Technion and the Israel Space Agency announced that in late 2018, a group of three nanosatellites, which will fly in controlled formation, will be launched for the first time into space. The satellite formation will be launched by the Dutch company Innovative Solutions In Space, which specializes in launching nanosatellites on the Indian PSLV (Polar Satellite Launch Vehicle).
The Adelis-SAMSON Project has been developed in recent years by a team of researchers headed by Prof. Pini Gurfil, Director of the Asher Space Research Institute and member of the Technion Faculty of Aerospace Engineering, and with the support of the Adelis Foundation and the Israel Space Agency. The goal of the project is to prove that a group of satellites can fly in a controlled formation for one year while orbiting at an altitude of about 600 kilometers.
“Israeli technology is breaking new ground and demonstrating its innovativeness over and over again,” said Science and Technology Minister Ofir Akunis. “We are proud to be part of this flagship project, which represents a significant contribution to the advancement of Israeli aerospace and the training of students in this field.”
The satellites will be used for receiving signals from Earth and calculating the location of the source of transmission for search and rescue operations, remote sensing, and environmental monitoring. The size of each of the satellites is 10X20X30 cm, about the size of a shoebox, and they weigh a total of around 8 kg. The satellites will be equipped with measuring devices, antennas, computer systems, control systems and navigation devices. The flight software and algorithms were developed in the Technion Distributed Space Systems Lab.

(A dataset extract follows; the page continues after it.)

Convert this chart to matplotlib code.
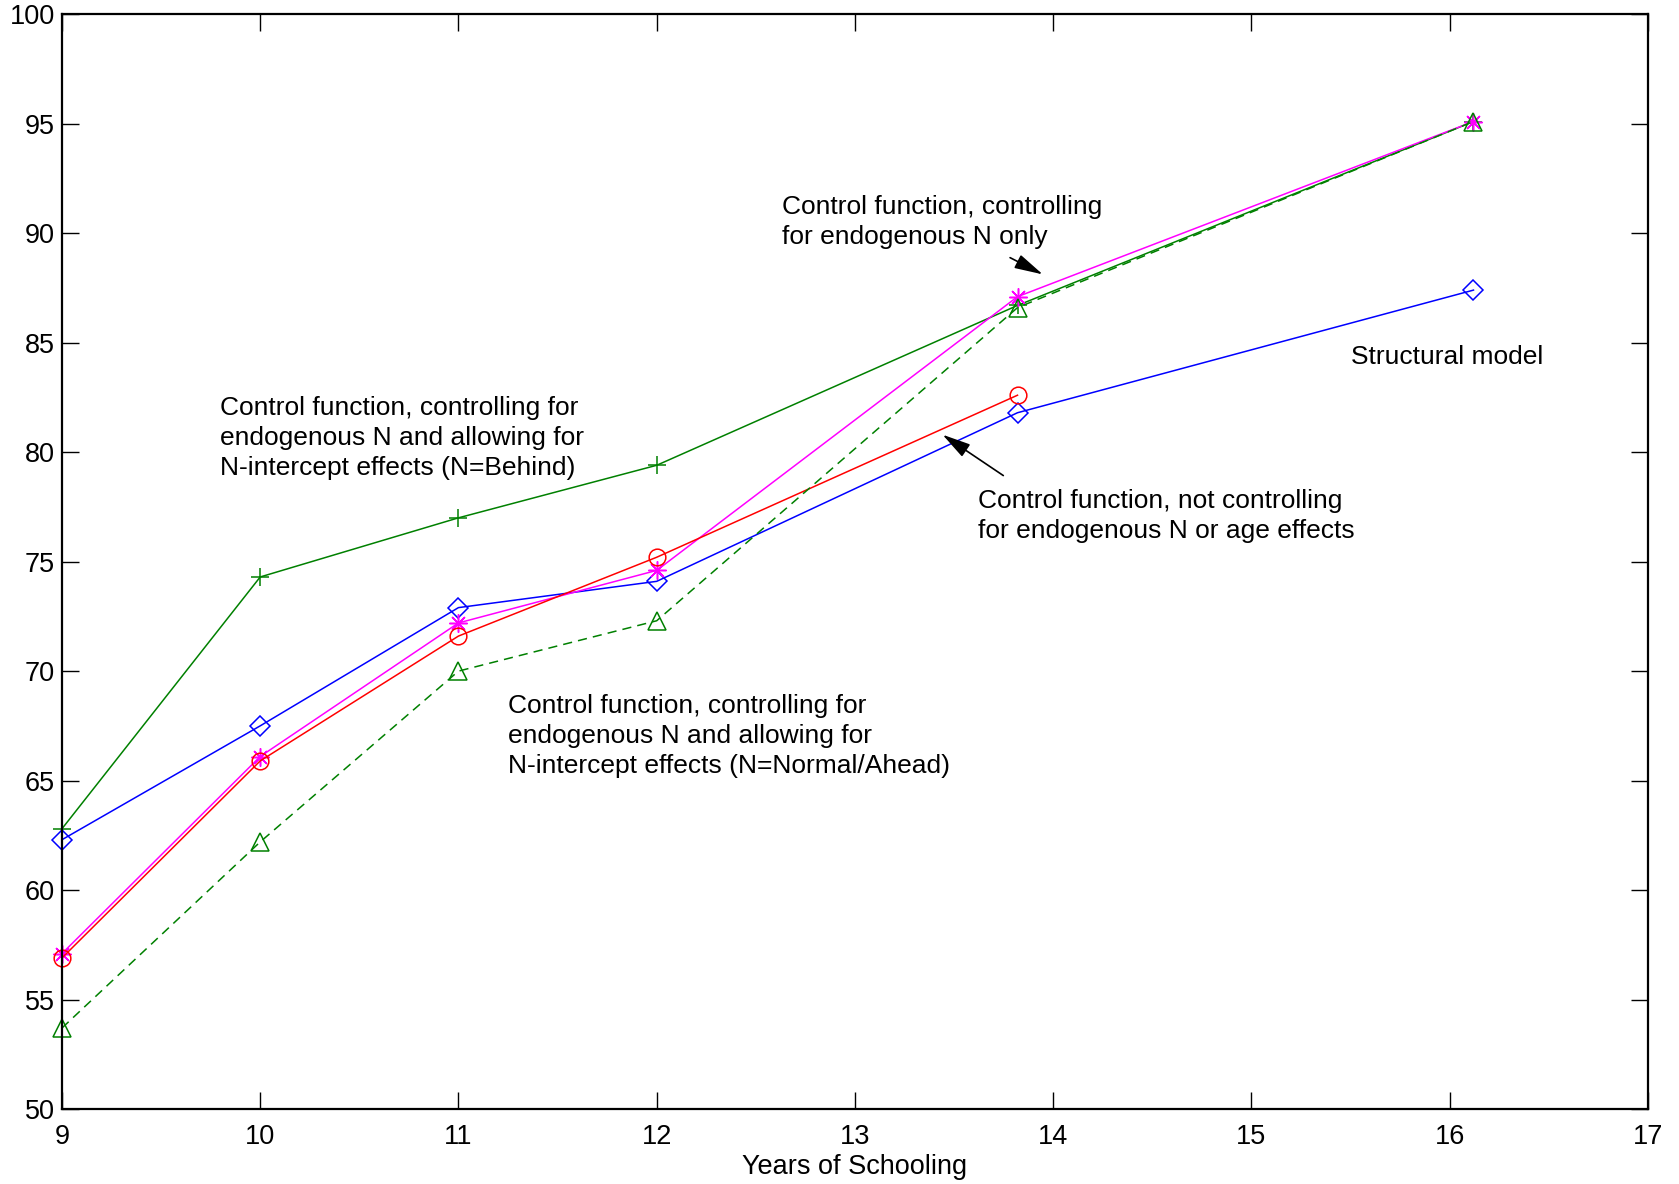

“Satellite miniaturization together with advanced Israeli technology will enable us to take Israel an important step forward in the field of nanosatellites,” explained Prof. Gurfil. “The degree of innovation here can be compared to switching from a PC to a laptop and then to a mobile phone, which offers far more capabilities than its predecessors.”
“The field of nanosatellites has developed significantly in recent years and the number of launches doubles annually,” said Mr. Avi Blasberger, Director General of the Israel Space Agency. “The development and launch costs of such satellites are significantly lower than those of conventional satellites. In the near future, we can expect networks of thousands of nanosatellites that will fly above the Earth and enable high-speed Internet communication at significantly lower cost than today.”
“The nanosatellite program was made possible through the generosity of donors from Israel and abroad who understand the importance of space exploration for the security and prosperity of the State of Israel,” said Prof. Boaz Golany, Technion Vice President for External Relations and Resource Development. “Technion thanks its supporters, led by the Adelis Foundation, for their important role in the realization of this program, and is proud of its partnership with Israel’s aerospace industry. Without the active collaboration with industry, the impressive technological achievements made by the Adelis-SAMSON program would not have been possible.”
The satellite’s unique technology is all “blue and white”: Rafael’s krypton gas-based propulsion system will be the first system in the world to power a tiny satellite. The digital receiver was developed by Elta and the guidance control system was developed at Israel Aerospace Industries MABAT plant in cooperation with researchers from Technion.
In addition to the propulsion system, the satellites will accumulate energy through solar panels that will extend from the sides of each satellite and serve as wings that will control the flight formation without the use of fuel, by means of air resistance in the atmosphere. Each of the nanosatellites will be equipped with a digital signal receiver, one of the most complex receivers ever designed for a nanosatellite. The satellite information processing system and the algorithms that control the formation will be the first of their kind in the world and will support the autonomous operation of several satellites together. The communications and navigation system will include two GPS receivers to be used for autonomous navigation and a communications system to be used by the three nanosatellites in order to communicate with one another and with the ground station – a significant challenge that has been solved in the current project. A dedicated frequency will be used for sending data to Earth via broadband.
“If we manage to prove in space that flying in formation is possible,” said Prof. Gurfil, “it will be a major boost for the development of small satellites and technologies related to the miniaturization of electronic components, for efficient space processing and for space propulsion systems. The technologies developed in the nanosatellites will contribute to a variety of civilian applications and will promote Israel’s aerospace industry.”